”Let the word of Christ dwell in you richly, teaching and admonishing one another in all wisdom, singing psalms and hymns and spiritual songs, with thankfulness in your hearts to God. And whatever you do, in word or deed, do everything in the name of the Lord Jesus, giving thanks to God the Father through him.”
This is such a wonderful passage, and it fully warrants about ten separate devotionals. But the reason that it occurred to me to use this one is that this topic has been on my mind a bit lately. Aside from Christians accusing each other of judging, the accusation of legalism has got to be one of the top insults that gets bandied about.
Whenever anyone makes any kind of a claim that they base in the word of God somehow, there will be offended Christians. You are adding to the word of God! You are making up laws! How dare you, you legalist!! Boooo! Booooo!
But there is a huge chasm between legalism and application. God expects us, and commands us to apply His word to our lives. In this passage, which is talking about the life of the body, it is telling us to apply it to each other in wisdom. Let it dwell among you richly. It communicates a sort of intense marinade. Let it seep in and cover you up. Be lost in it. When a dry spot comes up, there should be no question as to what to put on it. We are people who have a lot of principles to apply, and our desire should be to apply it thick. Let the word of God dwell in you richly.
My Dad is fond of saying that your theology comes out your fingertips. Whatever we are doing, we are showing what we think of God. We are showing what we believe. When we act like God has no thoughts about our specific behavior, we are believing a lie about Him. When we act like another Christian thinking anything of our behavior is a direct insult to God’s law, we are lying about Him.
One Christian will say, “I don’t think you should be watching Real Housewives – it isn’t very edifying.” And the cry will go up that a legalist has been found.
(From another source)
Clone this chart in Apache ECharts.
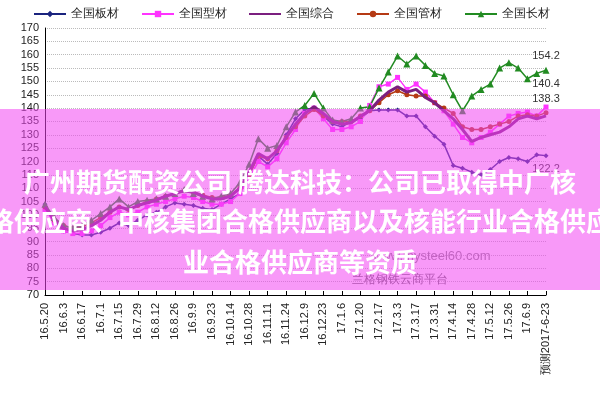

The difference between legalism and application is that legalism pretends that God’s law said directly “Thou shalt not watch a show about adulterous women with breast implants.” Application would say “What are you doing? This is stupid.”
Legalism is a real threat in our lives, but it comes from a misunderstanding of the nature of God’s law. God’s law is not something to achieve, it is something to dwell in. When someone quotes Titus 2 to buoy up their new program ” Storing Dry Goods God’s Way,” which is sold in a set with the required tupperware, it is safe to say that legalism is in play. A legalist might tell you that real Christians shop for groceries once a week, because there is only one way to do it that honors God, and no arguing about it. Legalists know which style of penmanship God wants you to teach your children. Legalists shouldn’t have to be explaining this chore chart to you because it clearly came down from Heaven on Mt. Sinai, which you would know if you had read your Bible.
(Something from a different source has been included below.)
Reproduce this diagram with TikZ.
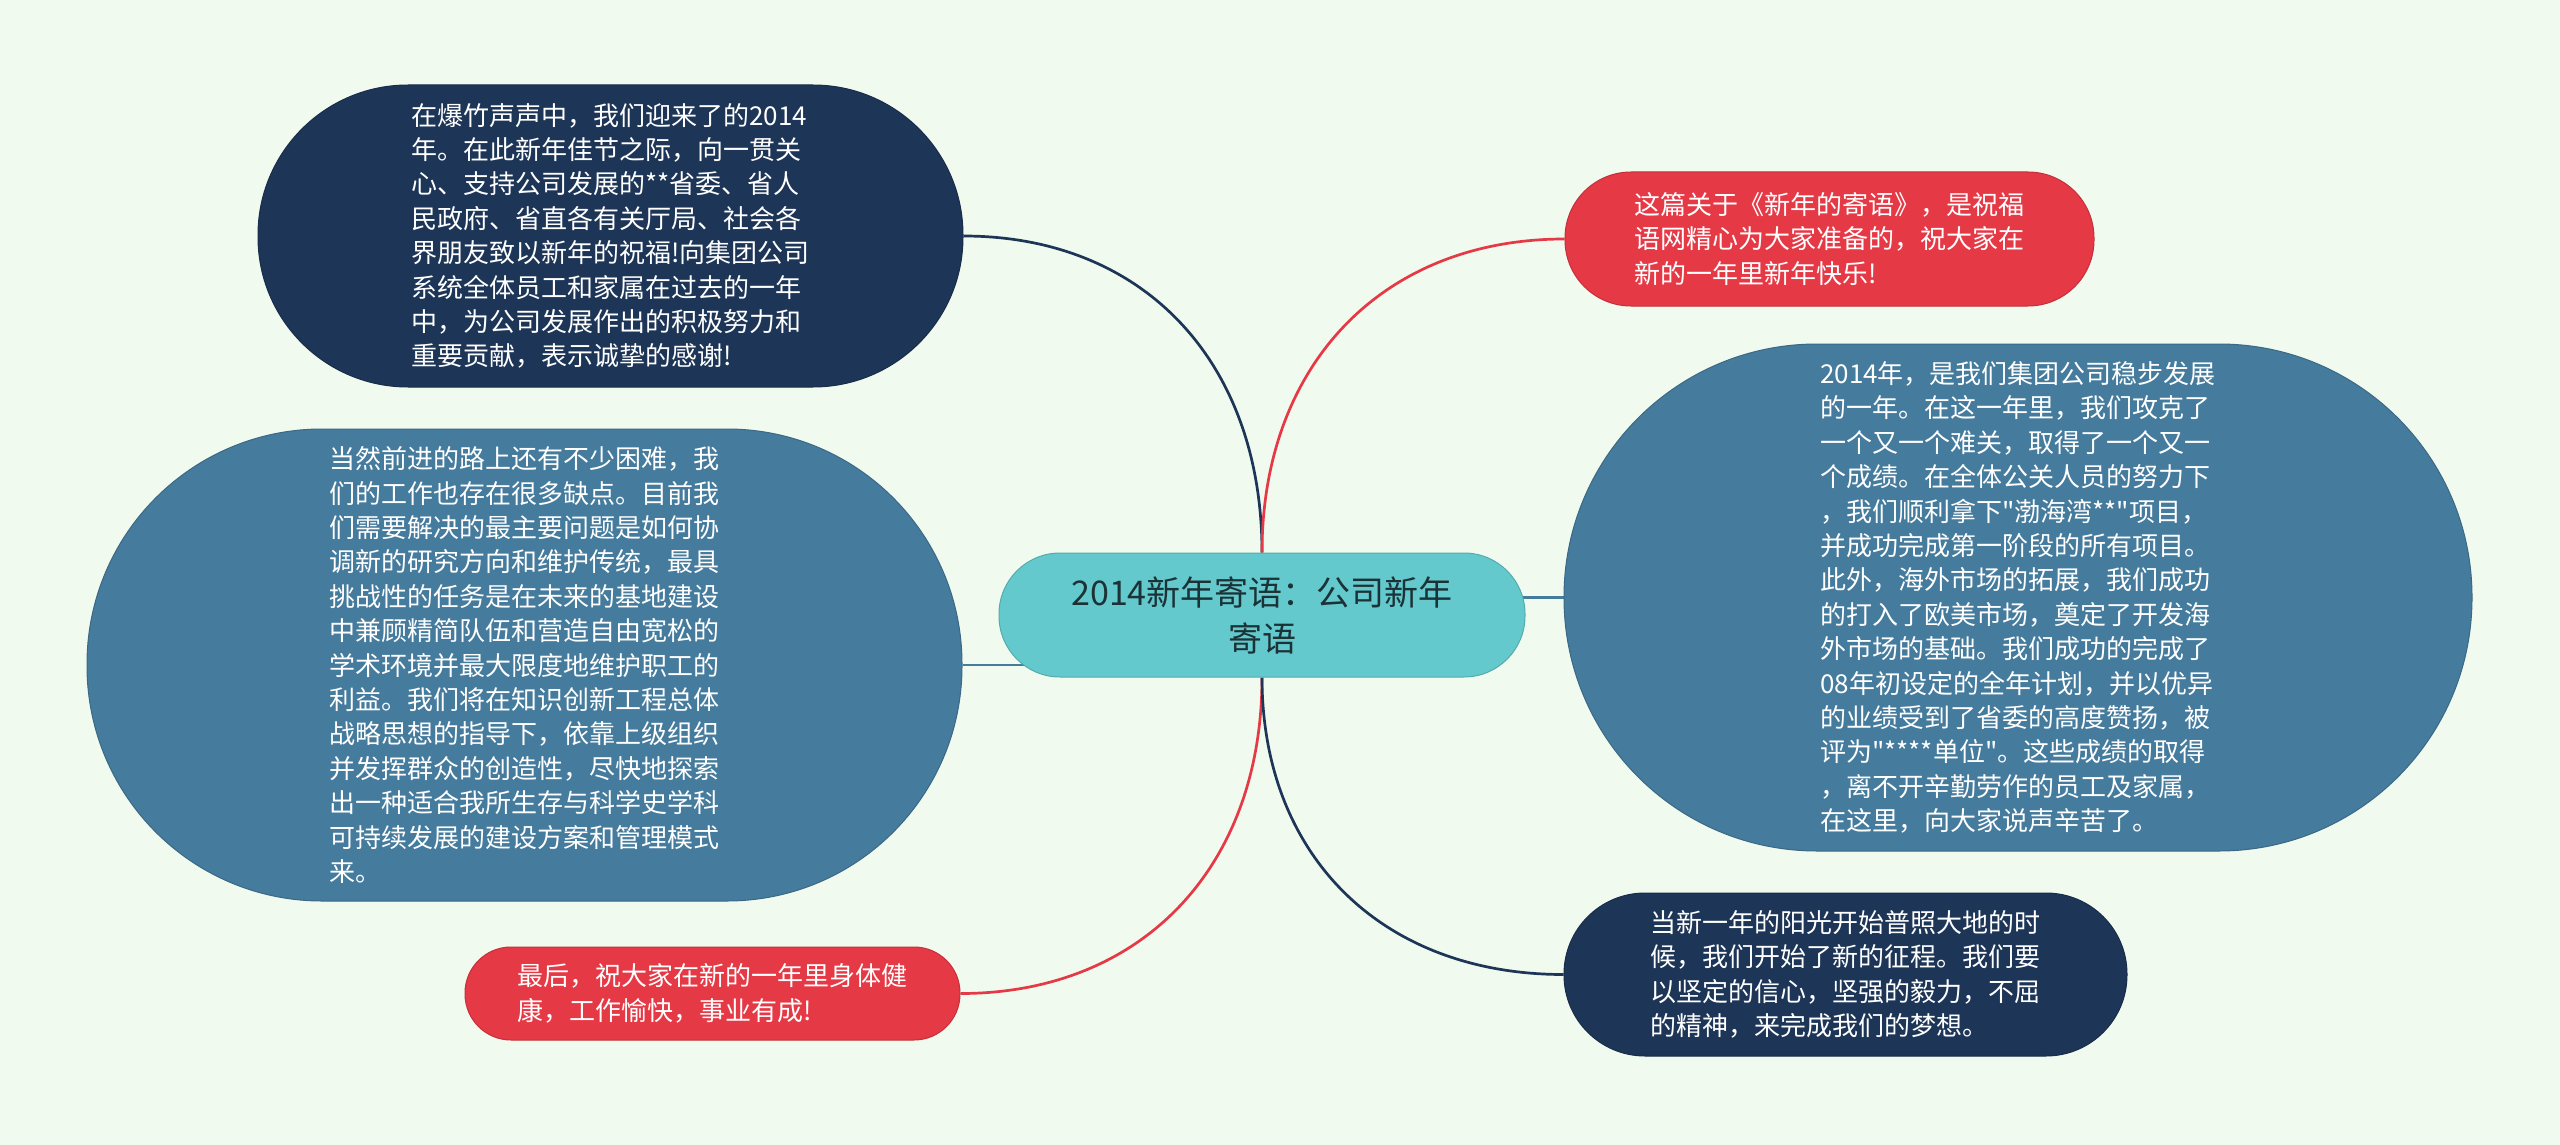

Legalism is summed up in Matthew 23 (roughly translated) as ” You ninnies! Straining out gnats and swallowing camels!” Straining out a disorderly countertop and swallowing porn in secret. Straining out less wholesome food and swallowing bitterness. Straining out the possibility that something bad might happen, ignoring the hideous thing that is currently happening. Straining out birthing practices you dislike and swallowing disrespecting your husbands.
Lawlessness on the other hand is simply eating the camel garnished in gnats. Crunchy little gnats baked in whatever current trends are afoot. Little gnats of being entertained by sodomy. Little gnats of listening to the world but ignoring your pastor. Little gnats of dressing provocatively. Little gnats of being pompous. Little gnats of ill will towards the saints.
Here’s the deal. We aren’t supposed to be eating the camel or the gnats. The law was fulfilled by Jesus Christ. He gave us His body to eat. This is our food. This is what we can not strain and ought not try to. The body and blood of our Lord and Savior is sufficient. Let that dwell in you richly.